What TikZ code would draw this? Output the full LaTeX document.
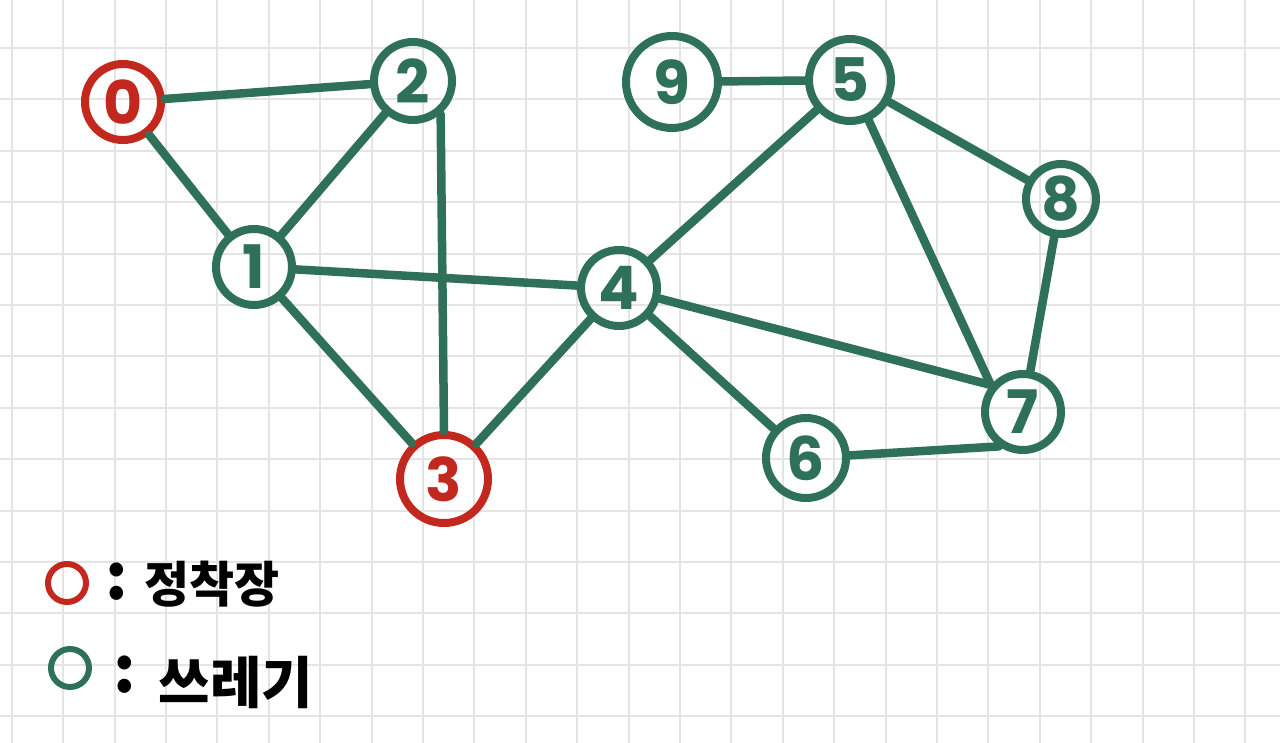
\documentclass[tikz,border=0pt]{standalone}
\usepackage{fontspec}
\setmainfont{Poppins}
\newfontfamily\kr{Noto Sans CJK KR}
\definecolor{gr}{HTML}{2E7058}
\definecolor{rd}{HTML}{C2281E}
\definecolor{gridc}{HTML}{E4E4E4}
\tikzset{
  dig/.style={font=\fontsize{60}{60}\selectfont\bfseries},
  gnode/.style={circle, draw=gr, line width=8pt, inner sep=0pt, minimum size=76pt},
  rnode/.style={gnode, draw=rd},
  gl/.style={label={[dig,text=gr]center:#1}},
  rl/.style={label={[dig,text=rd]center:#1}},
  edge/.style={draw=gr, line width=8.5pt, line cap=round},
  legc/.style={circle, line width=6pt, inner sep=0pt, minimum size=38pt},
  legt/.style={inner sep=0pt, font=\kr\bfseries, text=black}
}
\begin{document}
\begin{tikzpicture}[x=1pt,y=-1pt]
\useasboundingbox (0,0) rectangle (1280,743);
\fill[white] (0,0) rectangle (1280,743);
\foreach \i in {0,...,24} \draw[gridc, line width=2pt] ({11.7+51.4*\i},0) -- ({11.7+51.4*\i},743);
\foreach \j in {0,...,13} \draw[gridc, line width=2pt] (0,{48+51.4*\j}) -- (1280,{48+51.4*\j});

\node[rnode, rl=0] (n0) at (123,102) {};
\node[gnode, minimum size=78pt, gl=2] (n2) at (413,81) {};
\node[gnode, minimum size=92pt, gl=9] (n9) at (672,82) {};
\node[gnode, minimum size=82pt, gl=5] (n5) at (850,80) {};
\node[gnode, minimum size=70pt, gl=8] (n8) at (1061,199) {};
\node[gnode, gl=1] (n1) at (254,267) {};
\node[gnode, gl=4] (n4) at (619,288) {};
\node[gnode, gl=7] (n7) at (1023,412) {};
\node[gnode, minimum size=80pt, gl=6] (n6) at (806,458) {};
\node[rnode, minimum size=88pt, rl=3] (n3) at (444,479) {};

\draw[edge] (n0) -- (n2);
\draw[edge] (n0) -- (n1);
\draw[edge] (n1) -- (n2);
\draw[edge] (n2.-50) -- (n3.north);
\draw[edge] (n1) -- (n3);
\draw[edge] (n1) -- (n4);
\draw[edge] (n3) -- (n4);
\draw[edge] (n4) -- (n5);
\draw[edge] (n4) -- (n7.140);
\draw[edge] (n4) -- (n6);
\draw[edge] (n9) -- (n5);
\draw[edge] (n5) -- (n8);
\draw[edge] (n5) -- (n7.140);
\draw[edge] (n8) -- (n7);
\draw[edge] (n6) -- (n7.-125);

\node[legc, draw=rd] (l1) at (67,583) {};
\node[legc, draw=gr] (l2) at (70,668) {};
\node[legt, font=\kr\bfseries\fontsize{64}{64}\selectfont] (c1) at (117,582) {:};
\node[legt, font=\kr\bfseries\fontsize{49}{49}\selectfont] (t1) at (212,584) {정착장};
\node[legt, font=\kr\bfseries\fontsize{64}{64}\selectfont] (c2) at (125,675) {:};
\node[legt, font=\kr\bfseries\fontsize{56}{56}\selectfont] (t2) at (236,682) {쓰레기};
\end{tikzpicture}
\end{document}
**********
▶ [Short exercise] Leave out the pictures and transcribe everything else exactly.

▶ [Answer to this exercise]
What TikZ code would draw this? Output the full LaTeX document.
\documentclass[tikz,border=0pt]{standalone}
\usepackage{fontspec}
\setmainfont{Poppins}
\newfontfamily\kr{Noto Sans CJK KR}
\definecolor{gr}{HTML}{2E7058}
\definecolor{rd}{HTML}{C2281E}
\definecolor{gridc}{HTML}{E4E4E4}
\tikzset{
  dig/.style={font=\fontsize{60}{60}\selectfont\bfseries},
  gnode/.style={circle, draw=gr, line width=8pt, inner sep=0pt, minimum size=76pt},
  rnode/.style={gnode, draw=rd},
  gl/.style={label={[dig,text=gr]center:#1}},
  rl/.style={label={[dig,text=rd]center:#1}},
  edge/.style={draw=gr, line width=8.5pt, line cap=round},
  legc/.style={circle, line width=6pt, inner sep=0pt, minimum size=38pt},
  legt/.style={inner sep=0pt, font=\kr\bfseries, text=black}
}
\begin{document}
\begin{tikzpicture}[x=1pt,y=-1pt]
\useasboundingbox (0,0) rectangle (1280,743);
\fill[white] (0,0) rectangle (1280,743);
\foreach \i in {0,...,24} \draw[gridc, line width=2pt] ({11.7+51.4*\i},0) -- ({11.7+51.4*\i},743);
\foreach \j in {0,...,13} \draw[gridc, line width=2pt] (0,{48+51.4*\j}) -- (1280,{48+51.4*\j});

\node[rnode, rl=0] (n0) at (123,102) {};
\node[gnode, minimum size=78pt, gl=2] (n2) at (413,81) {};
\node[gnode, minimum size=92pt, gl=9] (n9) at (672,82) {};
\node[gnode, minimum size=82pt, gl=5] (n5) at (850,80) {};
\node[gnode, minimum size=70pt, gl=8] (n8) at (1061,199) {};
\node[gnode, gl=1] (n1) at (254,267) {};
\node[gnode, gl=4] (n4) at (619,288) {};
\node[gnode, gl=7] (n7) at (1023,412) {};
\node[gnode, minimum size=80pt, gl=6] (n6) at (806,458) {};
\node[rnode, minimum size=88pt, rl=3] (n3) at (444,479) {};

\draw[edge] (n0) -- (n2);
\draw[edge] (n0) -- (n1);
\draw[edge] (n1) -- (n2);
\draw[edge] (n2.-50) -- (n3.north);
\draw[edge] (n1) -- (n3);
\draw[edge] (n1) -- (n4);
\draw[edge] (n3) -- (n4);
\draw[edge] (n4) -- (n5);
\draw[edge] (n4) -- (n7.140);
\draw[edge] (n4) -- (n6);
\draw[edge] (n9) -- (n5);
\draw[edge] (n5) -- (n8);
\draw[edge] (n5) -- (n7.140);
\draw[edge] (n8) -- (n7);
\draw[edge] (n6) -- (n7.-125);

\node[legc, draw=rd] (l1) at (67,583) {};
\node[legc, draw=gr] (l2) at (70,668) {};
\node[legt, font=\kr\bfseries\fontsize{64}{64}\selectfont] (c1) at (117,582) {:};
\node[legt, font=\kr\bfseries\fontsize{49}{49}\selectfont] (t1) at (212,584) {정착장};
\node[legt, font=\kr\bfseries\fontsize{64}{64}\selectfont] (c2) at (125,675) {:};
\node[legt, font=\kr\bfseries\fontsize{56}{56}\selectfont] (t2) at (236,682) {쓰레기};
\end{tikzpicture}
\end{document}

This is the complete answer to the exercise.